Purtroppo non stiamo scherzando e vorrei essere chiaro in proposito. Vedo anch'io le difficoltà di questo governo, la sua fatica a prendere decisioni che incidano in profondità sui guasti del nostro Paese. È un governo nato debole e compromissorio - non credo che Monti, lasciato libero di decidere, si sarebbe preso tutti i ministri e sottosegretari che ha dovuto accettare - e ora, dopo una brillante partenza, è semiparalizzato dai conflitti della sua maggioranza e dall'inadeguatezza di alcuni suoi ministri. Potrebbe fare di più? Forse, e le scelte appena compiute sulla Rai dimostrano che uno spazio esiste: i commentatori indipendenti, anche se talora possono apparire ingenerosi e impolitici, è bene che continuino a ricordare lo scostamento che esiste tra quanto si fa e quanto si dovrebbe fare. Ma per colmare questo spazio, per piegare i partiti e gli interessi, Monti dovrebbe minacciarli con la bomba atomica delle sue dimissioni, se essi frappongono ostacoli al processo di riforma. Sarebbe una minaccia credibile? Ne dubito.

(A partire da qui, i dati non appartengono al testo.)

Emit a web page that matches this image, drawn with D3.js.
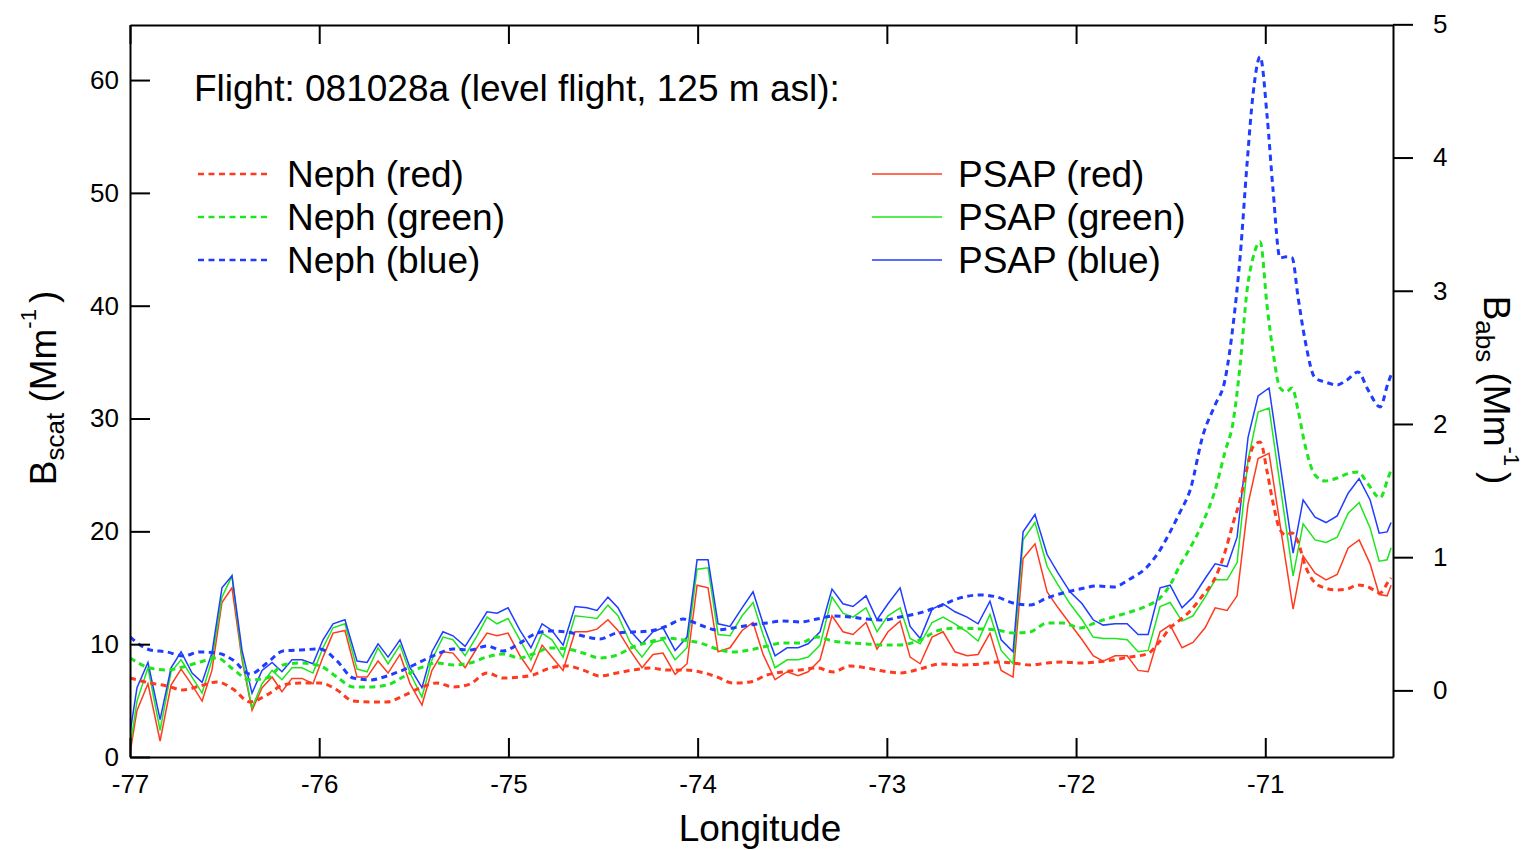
<!DOCTYPE html>
<html>
<head>
<meta charset="utf-8">
<script src="https://cdn.jsdelivr.net/npm/d3@7"></script>
<style>
  body { margin: 0; background: #fff; }
  svg { font-family: "Liberation Sans", Arial, sans-serif; }
  .axis path, .axis line { stroke: #000; stroke-width: 2; }
  .axis text { font-size: 26px; fill: #000; }
</style>
</head>
<body>
<svg id="chart" width="1537" height="850"></svg>
<script>
// PSAP samples (right axis, Babs)
const lonPsap = [
  -77.000,-76.963,-76.905,-76.841,-76.783,-76.730,-76.672,-76.619,-76.567,-76.514,
  -76.461,-76.408,-76.355,-76.302,-76.249,-76.197,-76.144,-76.091,-76.033,-75.980,
  -75.927,-75.864,-75.800,-75.747,-75.689,-75.636,-75.573,-75.520,-75.457,-75.404,
  -75.346,-75.293,-75.229,-75.166,-75.113,-75.060,-75.002,-74.939,-74.881,-74.822,
  -74.770,-74.711,-74.648,-74.585,-74.532,-74.474,-74.421,-74.357,-74.294,-74.236,
  -74.183,-74.119,-74.056,-74.003,-73.945,-73.892,-73.829,-73.765,-73.707,-73.654,
  -73.591,-73.527,-73.469,-73.416,-73.353,-73.290,-73.232,-73.179,-73.110,-73.052,
  -72.994,-72.930,-72.877,-72.824,-72.761,-72.703,-72.640,-72.576,-72.518,-72.455,
  -72.396,-72.333,-72.280,-72.217,-72.153,-72.095,-72.032,-71.968,-71.910,-71.857,
  -71.794,-71.730,-71.672,-71.619,-71.556,-71.503,-71.440,-71.382,-71.318,-71.265,
  -71.202,-71.149,-71.091,-71.038,-70.980,-70.853,-70.800,-70.737,-70.679,-70.620,
  -70.562,-70.504,-70.446,-70.398,-70.356,-70.335
]
const psapBlue = [
  -0.32,0.02,0.21,-0.22,0.17,0.29,0.13,0.06,0.28,0.77,
  0.86,0.30,-0.02,0.15,0.21,0.14,0.23,0.23,0.20,0.38,
  0.50,0.53,0.22,0.21,0.35,0.25,0.38,0.17,0.02,0.29,
  0.44,0.41,0.33,0.47,0.59,0.58,0.62,0.45,0.32,0.50,
  0.45,0.34,0.63,0.62,0.60,0.70,0.62,0.45,0.35,0.44,
  0.47,0.30,0.40,0.98,0.98,0.50,0.48,0.62,0.74,0.50,
  0.26,0.32,0.32,0.35,0.44,0.76,0.65,0.63,0.71,0.53,
  0.65,0.77,0.48,0.39,0.61,0.65,0.59,0.55,0.50,0.67,
  0.38,0.29,1.19,1.32,1.02,0.88,0.74,0.65,0.53,0.49,
  0.50,0.50,0.42,0.42,0.77,0.79,0.62,0.70,0.84,0.95,
  0.93,1.15,1.90,2.21,2.27,1.03,1.43,1.30,1.26,1.31,
  1.48,1.59,1.43,1.18,1.19,1.26
]
const psapGreen = [
  -0.43,-0.08,0.17,-0.30,0.14,0.23,0.10,-0.02,0.23,0.70,
  0.86,0.25,-0.13,0.05,0.15,0.08,0.17,0.17,0.13,0.32,
  0.47,0.50,0.16,0.14,0.32,0.20,0.34,0.13,-0.05,0.23,
  0.40,0.38,0.26,0.41,0.55,0.50,0.54,0.38,0.23,0.43,
  0.38,0.25,0.56,0.55,0.54,0.64,0.56,0.36,0.25,0.36,
  0.38,0.23,0.32,0.91,0.92,0.42,0.41,0.56,0.66,0.42,
  0.17,0.23,0.23,0.25,0.34,0.70,0.58,0.55,0.62,0.44,
  0.56,0.62,0.39,0.35,0.51,0.55,0.50,0.44,0.37,0.57,
  0.30,0.20,1.13,1.26,0.93,0.79,0.65,0.53,0.40,0.39,
  0.39,0.38,0.29,0.30,0.63,0.66,0.52,0.56,0.70,0.83,
  0.83,0.96,1.73,2.09,2.12,0.86,1.25,1.13,1.11,1.15,
  1.33,1.41,1.22,0.97,0.98,1.07
]
const psapRed = [
  -0.47,-0.15,0.05,-0.38,0.04,0.16,0.04,-0.08,0.15,0.66,
  0.77,0.23,-0.15,0.02,0.10,-0.01,0.09,0.09,0.05,0.25,
  0.43,0.45,0.10,0.10,0.22,0.13,0.27,0.05,-0.11,0.15,
  0.29,0.28,0.17,0.32,0.43,0.41,0.43,0.26,0.14,0.34,
  0.25,0.15,0.44,0.44,0.46,0.53,0.45,0.30,0.17,0.27,
  0.28,0.12,0.20,0.79,0.77,0.29,0.32,0.45,0.51,0.27,
  0.08,0.14,0.11,0.14,0.23,0.56,0.44,0.42,0.51,0.31,
  0.44,0.52,0.25,0.20,0.40,0.44,0.29,0.26,0.27,0.43,
  0.15,0.10,0.99,1.10,0.74,0.62,0.50,0.38,0.26,0.22,
  0.26,0.26,0.15,0.14,0.44,0.49,0.32,0.36,0.47,0.62,
  0.60,0.71,1.40,1.74,1.78,0.61,1.01,0.88,0.83,0.87,
  1.07,1.13,0.95,0.72,0.71,0.79
]

// Nephelometer samples (left axis, Bscat)
const lonNeph = [
  -77.000,-76.894,-76.804,-76.720,-76.630,-76.540,-76.456,-76.366,-76.276,-76.191,
  -76.101,-75.996,-75.906,-75.821,-75.732,-75.642,-75.557,-75.467,-75.377,-75.293,
  -75.203,-75.113,-75.029,-74.939,-74.870,-74.780,-74.690,-74.606,-74.516,-74.426,
  -74.341,-74.252,-74.162,-74.077,-73.987,-73.897,-73.813,-73.723,-73.633,-73.549,
  -73.459,-73.369,-73.284,-73.195,-73.105,-73.020,-72.930,-72.825,-72.719,-72.613,
  -72.507,-72.418,-72.333,-72.243,-72.153,-72.069,-71.979,-71.889,-71.804,-71.715,
  -71.625,-71.556,-71.503,-71.450,-71.397,-71.329,-71.265,-71.213,-71.170,-71.133,
  -71.096,-71.065,-71.027,-70.990,-70.959,-70.922,-70.890,-70.858,-70.827,-70.790,
  -70.737,-70.684,-70.620,-70.568,-70.510,-70.457,-70.393,-70.351,-70.335
]
const nephBlue = [
  10.64,9.49,9.31,8.95,9.31,9.22,8.60,7.36,8.33,9.40,
  9.49,9.57,8.51,7.00,6.83,7.18,7.71,8.42,9.13,9.57,
  9.49,9.84,9.40,10.11,10.82,11.17,11.08,10.73,10.46,10.99,
  11.08,11.17,11.61,12.23,11.70,11.26,11.44,11.70,11.88,12.06,
  11.97,12.23,12.50,12.41,12.23,12.15,12.41,12.77,13.39,14.10,
  14.36,14.18,13.65,13.48,14.10,14.54,14.89,15.16,15.07,15.78,
  16.84,18.35,19.95,21.72,23.67,28.55,31.21,33.42,38.30,44.33,
  52.66,58.69,62.06,56.74,50.27,44.24,44.33,44.24,40.78,36.97,
  33.60,33.24,32.98,33.42,34.13,32.54,31.03,33.16,33.87
]
const nephGreen = [
  8.78,7.89,7.71,7.98,8.42,8.78,7.80,6.83,7.00,8.16,
  8.33,8.07,7.09,6.21,6.21,6.38,7.09,7.89,8.33,8.16,
  8.33,8.87,9.13,8.78,9.13,9.66,9.57,9.22,8.78,9.04,
  9.75,10.20,10.55,10.37,10.11,9.57,9.31,9.49,9.84,10.11,
  10.11,10.64,10.28,10.11,10.02,9.93,9.93,10.37,11.26,11.44,
  11.35,11.26,10.99,11.08,11.88,11.88,11.44,11.97,12.41,12.85,
  13.39,14.10,15.25,17.02,18.53,20.83,23.67,27.04,29.70,34.75,
  41.40,44.24,45.66,39.89,35.90,32.71,32.36,32.71,30.76,27.66,
  25.00,24.47,24.73,25.09,25.27,24.20,22.96,24.73,25.44
]
const nephRed = [
  7.00,6.56,6.29,5.94,6.29,6.65,6.03,4.88,5.50,6.38,
  6.56,6.56,5.94,4.96,4.88,4.88,5.41,6.12,6.56,6.21,
  6.47,7.45,7.00,7.09,7.27,7.89,8.07,7.71,7.18,7.45,
  7.71,7.89,7.71,7.71,7.54,7.09,6.56,6.65,7.27,7.54,
  7.71,7.89,7.54,8.07,7.89,7.62,7.45,7.80,8.24,8.16,
  8.24,8.42,8.33,8.16,8.33,8.42,8.33,8.42,8.60,8.87,
  9.13,10.28,11.44,12.15,12.94,14.36,15.87,18.17,20.74,22.78,
  25.62,27.48,27.93,25.27,22.52,20.12,19.68,19.86,19.06,17.02,
  15.43,14.98,14.80,14.89,15.25,15.07,14.54,15.51,15.87
]

const lonTicks = [-77, -76, -75, -74, -73, -72, -71]
const scatTicks = [0, 10, 20, 30, 40, 50, 60]
const absTicks = [0, 1, 2, 3, 4, 5]
const title = 'Flight: 081028a (level flight, 125 m asl):'
const nephLabels = ['Neph (red)', 'Neph (green)', 'Neph (blue)']
const psapLabels = ['PSAP (red)', 'PSAP (green)', 'PSAP (blue)']
const colors = ['#ff3b1f', '#1ee61e', '#1f3cff']

const margin = { left: 130, right: 1393, top: 25, bottom: 757 }
const plain = d => String(d)

const x = d3.scaleLinear().domain([-77, -70.325]).range([margin.left, margin.right])
const yScat = d3.scaleLinear().domain([0, 64.88]).range([margin.bottom, margin.top])
const yAbs = d3.scaleLinear().domain([-0.5, 4.995]).range([margin.bottom, margin.top])

const svg = d3.select('#chart')

svg.append('defs').append('clipPath').attr('id', 'plot')
    .append('rect')
    .attr('x', margin.left).attr('y', margin.top)
    .attr('width', margin.right - margin.left)
    .attr('height', margin.bottom - margin.top)

const plot = svg.append('g').attr('clip-path', 'url(#plot)')

const nephLine = d3.line()
    .x(d => x(d[0]))
    .y(d => yScat(d[1]))
    .curve(d3.curveMonotoneX)

const psapLine = d3.line()
    .x(d => x(d[0]))
    .y(d => yAbs(d[1]))

const nephSeries = [nephRed, nephGreen, nephBlue]
const psapSeries = [psapRed, psapGreen, psapBlue]

psapSeries.forEach((vals, i) => {
    plot.append('path')
        .datum(d3.zip(lonPsap, vals))
        .attr('fill', 'none')
        .attr('stroke', colors[i])
        .attr('stroke-width', 1.5)
        .attr('d', psapLine)
})

nephSeries.forEach((vals, i) => {
    plot.append('path')
        .datum(d3.zip(lonNeph, vals))
        .attr('fill', 'none')
        .attr('stroke', colors[i])
        .attr('stroke-width', 3)
        .attr('stroke-dasharray', '6,4.5')
        .attr('d', nephLine)
})

// Axes: left/bottom/top ticks point inward, right ticks outward
svg.append('g').attr('class', 'axis')
    .attr('transform', `translate(0,${margin.bottom})`)
    .call(d3.axisBottom(x).tickValues(lonTicks).tickFormat(plain)
        .tickSize(-19).tickSizeOuter(0).tickPadding(18))

svg.append('g').attr('class', 'axis')
    .attr('transform', `translate(0,${margin.top})`)
    .call(d3.axisTop(x).tickValues(lonTicks).tickSize(-19).tickSizeOuter(0).tickFormat(''))

svg.append('g').attr('class', 'axis')
    .attr('transform', `translate(${margin.left},0)`)
    .call(d3.axisLeft(yScat).tickValues(scatTicks).tickFormat(plain)
        .tickSize(-20).tickSizeOuter(0).tickPadding(11))

svg.append('g').attr('class', 'axis')
    .attr('transform', `translate(${margin.right},0)`)
    .call(d3.axisRight(yAbs).tickValues(absTicks).tickFormat(plain)
        .tickSize(20).tickSizeOuter(0).tickPadding(20))

// Title and legend
svg.append('text')
    .attr('x', 194).attr('y', 101)
    .attr('font-size', 37)
    .text(title)

nephLabels.forEach((label, i) => {
    const cy = 174 + i * 43
    svg.append('line')
        .attr('x1', 198).attr('x2', 270).attr('y1', cy).attr('y2', cy)
        .attr('stroke', colors[i]).attr('stroke-width', 2.5)
        .attr('stroke-dasharray', '6,4.5')
    svg.append('text')
        .attr('x', 287).attr('y', cy + 12.5)
        .attr('font-size', 37)
        .text(label)
})

psapLabels.forEach((label, i) => {
    const cy = 174 + i * 43
    svg.append('line')
        .attr('x1', 872).attr('x2', 942).attr('y1', cy).attr('y2', cy)
        .attr('stroke', colors[i]).attr('stroke-width', 1.5)
    svg.append('text')
        .attr('x', 958).attr('y', cy + 12.5)
        .attr('font-size', 37)
        .text(label)
})

// Axis titles
svg.append('text')
    .attr('x', 760).attr('y', 841)
    .attr('text-anchor', 'middle')
    .attr('font-size', 37)
    .text('Longitude')

const axisTitle = (g, sub) => {
    g.append('tspan').attr('font-size', 37).text('B')
    g.append('tspan').attr('font-size', 26).attr('dy', 8).text(sub)
    g.append('tspan').attr('font-size', 37).attr('dy', -8).text(' (Mm')
    g.append('tspan').attr('font-size', 22).attr('dy', -20).text('-1')
    g.append('tspan').attr('font-size', 37).attr('dy', 20).attr('dx', 6).text(')')
}

svg.append('text')
    .attr('transform', 'translate(56,388) rotate(-90)')
    .attr('text-anchor', 'middle')
    .call(axisTitle, 'scat')

svg.append('text')
    .attr('transform', 'translate(1484,390) rotate(90)')
    .attr('text-anchor', 'middle')
    .call(axisTitle, 'abs')
</script>
</body>
</html>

I partiti, l'abbiamo appena notato, la bomba atomica la stanno maneggiando con noncuranza loro stessi e anche i più cauti tra i loro leader scommettono sul fatto che Monti e Napolitano sono troppo responsabili per innescare quell'ordigno infernale allo scopo di spuntare riforme che i partiti non gradiscono. E dunque tirano la corda, con gli effetti che abbiamo sotto gli occhi.